To a person who doesn't like hydration bladders, the hydration bladder sleeve would seem superfluous.

To a person who doesn't find the need for side pockets, most likely the gear they carry hasn't required the need for them.

And so on.

I'd like to see a lighweight pack that is both top loading and panel loading. Many would think that's weird.

Roger Caffin
(rcaffin) - BPL Staff - MLife

Locale: Wollemi & Kosciusko NPs, Europe
Re: Re: Part 1C: Main Bag & Comfort: Osprey side pockets on 09/15/2010 16:19:13 MDT Print View

Hi Graeme

Who wants boring pallid reviews anyhow?
But please note that we have done many multi-month walks around the European mountains.

> Side/back pockets are invaluable, especially for stashing wet gear (e.g. a wet tarp
> the morning after rain)
Goes under my pack lid on top of the waterproof throat. Never had a problem that way.
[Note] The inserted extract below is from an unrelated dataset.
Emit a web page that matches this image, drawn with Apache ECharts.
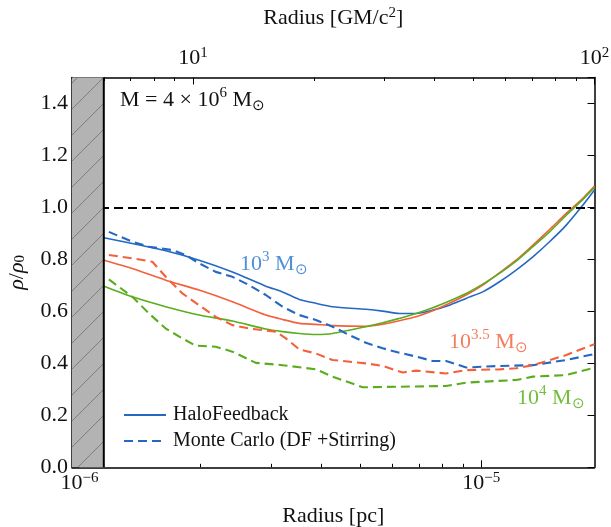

> or for drying socks/underwear on the outside of the pack (a true sign of someone
> on a long distance hike).
We hang them on some of the bungee cord or webbing across the back of the pack. They get more sun that way and dry faster.

Cheers

Lynn Tramper
(retropump) - F

Locale: The Antipodes of La Coruna
Re: Re: Re: Lightweight Internal Frame Packs: a State of the Market Report - Part 1C: Main Bag & Comfort on 09/15/2010 17:35:59 MDT Print View

Hydration sleeves: another thing that is easily removed if you don't want it. I find the sleeve makes it easy to slide a bladder in and out of the pack. Without a slippery sleeve, the bladder is prone to get caught on less slippery stuff in my pack. Again, I wouldn't mark a pack down because it has this feature. If I didn't want that feature, I would just take a pair of scissors to it.